Director of curatorial affairs, Corcoran Gallery of Art
I have a lot of shows in my mind that I've always wanted to do. One is the history of photography through images of children. I've always been interested in how you can present the history of photography in a way that takes people away from the stereotypical, almost iconic images everyone already knows. And I'm also very interested in how children in our culture are viewed. This is a way to work on both. There is amazing work you can show, from Lewis Carroll in Victorian England to Lewis Hine's photographs that helped change child labor laws in the early years of the 20th century. A lot of history is wrapped up in this idea.
There are phenomenal pictures of children created throughout the whole history of photography. The earliest were postmortem images made when children died. This was a way to remember, which is still what photography is about in the digital age. Children were seen in a certain way by the great 19th-century English photographer Julia Margaret Cameron, and very differently in the U.S. in the 1960s. I would create a script for the exhibition bringing in many of the great photographers, from the Victorians to Robert Frank, Weegee and Walker Evans from the mid-20th century, to contemporary artists like Sally Mann, Jim Goldberg and Wendy Ewald. I would like the show to bring us in through images we know today. We would see a lot of contemporary work; contemporary artists are really interested in these issues, though contemporary images are often highly manipulated, not necessarily documentary.
Some contemporary artists look at how children in our culture are abused and thrown away. One of my inspirations for this is "Raised by Wolves," an exhibition I did at the Corcoran with Jim Goldberg's photographs of runaway teenagers living on the streets in California. And when you look not only at photographs by famous artists but also at archives and focus in on children, you can learn a lot about how we imagine ourselves.
I'm interested in building in a component of this exhibition that could allow children to make their own images, to image themselves. The amazing photographer Wendy Ewald gives cameras to kids. She teaches children as young as 5 or 6 to see their own lives by making images of their own world and their dreams.
When can we see this exhibition? What prevents you from organizing it?
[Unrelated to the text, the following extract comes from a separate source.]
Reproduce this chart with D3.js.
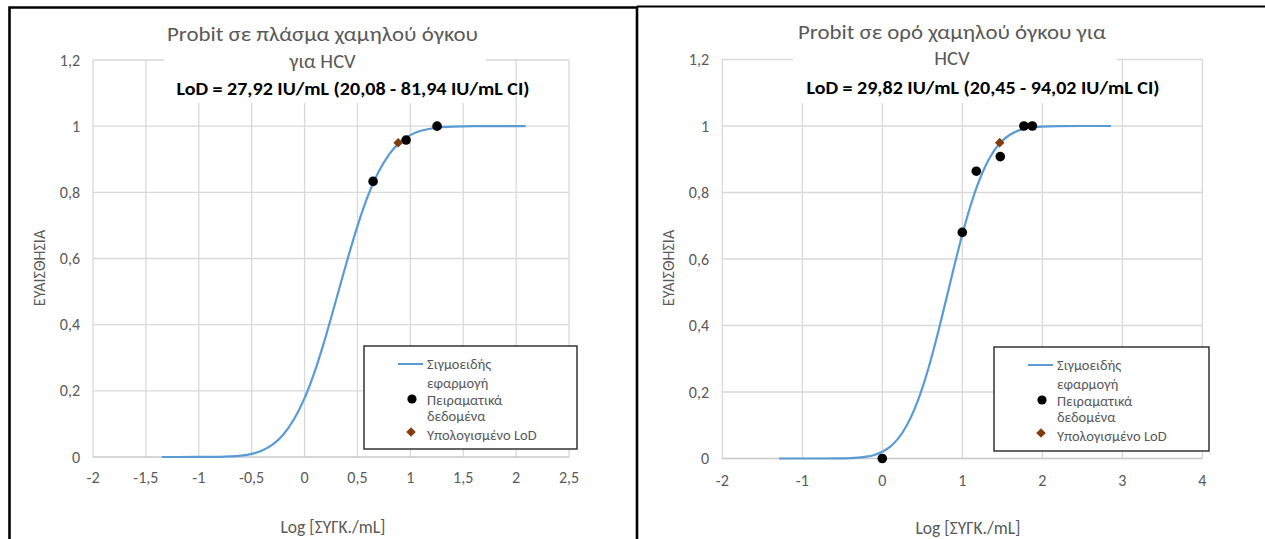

It's a serious exhibition. Childhood is something everyone has a stake in; it's part of everyone's world. The problem with an exhibition like this is you need to be able to draw enough of an audience, to make it like a best-selling novel. The hard thing would be to express the ideas in order to get the necessary support to promote it well enough, so people know about it. But if we have the budget and all the resources we need, then it shouldn't be a problem!